Clause 44 - Enforcement powers in connection with pesticides
Natural Environment and Rural Communities Bill
4:00 pm

James Paice (Shadow Minister (Agriculture), Environment, Food & Rural Affairs; South East Cambridgeshire, Conservative)
I am sorry that you missed this morning’s debate, Mrs. Anderson, because it was not only interesting but was a precursor to this afternoon’s. Clause 44 is about enforcement powers in connection with pesticides. This morning I referred to my sorrow that this part of the Bill had not been the subject of widespread consultation, because I am certain that, had it been, clause 44 would not have been written as it is. The wording provides extremely wide, and in my view unacceptable, powers of enforcement for inspectors. Subsection (1)(a) allows an inspector to enter
“any premises for the purpose of ascertaining whether an offence is being committed under section 43”,
and subsection (1)(b) says that an inspector may
“require any person whom he reasonably believes has information about the formulation”
and so on to give him that information. It almost smacks of interrogation.
I have looked at legislation that might be considered analogous. The Food and Environment Protection Act 1985, which is referred to in subsection (4), refers largely to the issue of entering vessels, aircraft, containers and, particularly, dwellings. It does not, to any extent, refer to entering farm buildings, the garden sheds that we discussed so much this morning or many other places. I also looked at what is perhaps an equally analogous piece of legislation in the draft Animal Welfare Bill, and the Minister may recognise it as the source of many of the amendments. It has been published for consultation, and I hope that it will soon be a real Bill.
The powers in those Bills are much more detailed than those in this. It is pointless to go into each at this stage, but they clearly lay out the powers of inspectors and constables. They segregate the issues of premises and dwellings and mention when people require warrants if somebody is refusing to provide entry. Most important—this is common to much enforcement legislation but is missing from clause 44—is the statement that the inspector or constable must have just cause to believe that an offence is being committed.
My biggest concern about clause 44 is that it provides a complete and utter opportunity for open access. Under police legislation, even a police officer, if he enters premises, has to have justifiable reason to believe that an offence is being or is about to be committed. That is not evident in the Bill.
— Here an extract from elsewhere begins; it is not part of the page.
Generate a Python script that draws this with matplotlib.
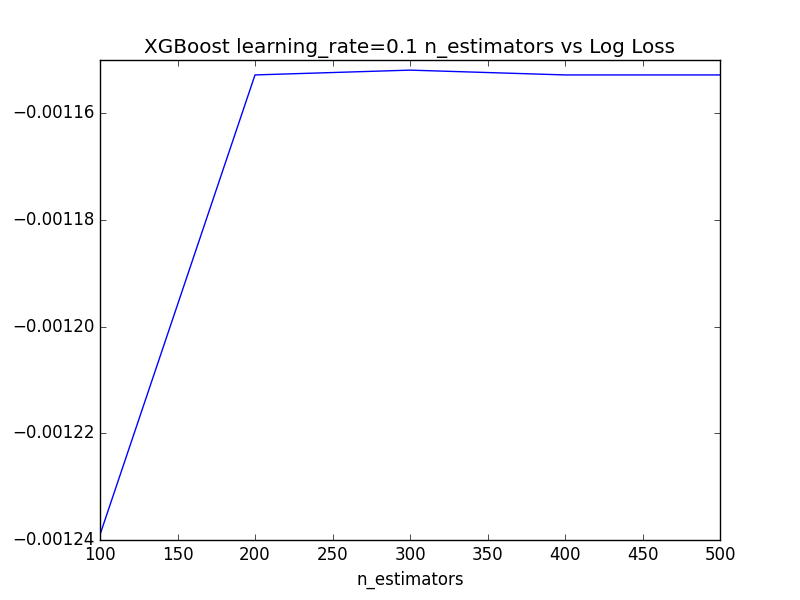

Amendment No. 65 seeks to remedy that; it is my de minimis proposal. It would insert the issue of the inspector having reasonable cause to enter premises and to carry out the actions listed in subsection (1). That is, I believe, the minimum alteration that should be made, but I prefer, and commend to the Government—albeit that they entail a larger and, the Minister might argue, more unwieldy change—amendments Nos. 124 and 125 and new clauses 4 to 6. They are lifted from the draft Animal Welfare Bill, and they delineate much more clearly the responsibilities and powers of inspectors who think that there is a problem, as well as the role of the constable and the issue of warrants, with a differentiation between premises.
The Minister could—I have not tabled an amendment to this effect—use the powers of the Environmental Protection Act 1990 as it applies to inspectors. My reading is that clause 44(4), which refers to schedule 2 to the Food and Environment Protection Act 1985, is too narrow to deal with my concerns. Those are that the provision will enable inspectors—we shall deal in later amendments with the question of who the inspectors might be—to enter any premises, be they land or buildings, dwellings or otherwise, on their own decision, without having to demonstrate just cause, and to search for the pesticides that we debated this morning, or any formulation or other information about them, simply to ascertain whether an offence is being committed under section 43. That is far too wide a provision.
One could say a great deal about the matter, but I am not a lawyer and I shall not go into the depths of legal language about the powers of inspectors. The point is made. I am convinced that the clause will not stand. On the advice that I have received, it will be changed at some stage during the passage of the Bill, because it would give an inspector powers out of all proportion to the offence created under clause 43. I hope that the Minister will take that on board and realise that it is necessary to set sensible limits to powers, that there should be a distinction between entry to land or ordinary premises and people’s dwellings, and that the inspector should have a justifiable reason for gaining such entry, which is not what the Bill provides.
I hope that the Minister will accept that the clause involves a fundamental problem and that the far-reaching powers that it gives to the inspector are out of all proportion to the offences and, indeed, the sentences, that we discussed earlier.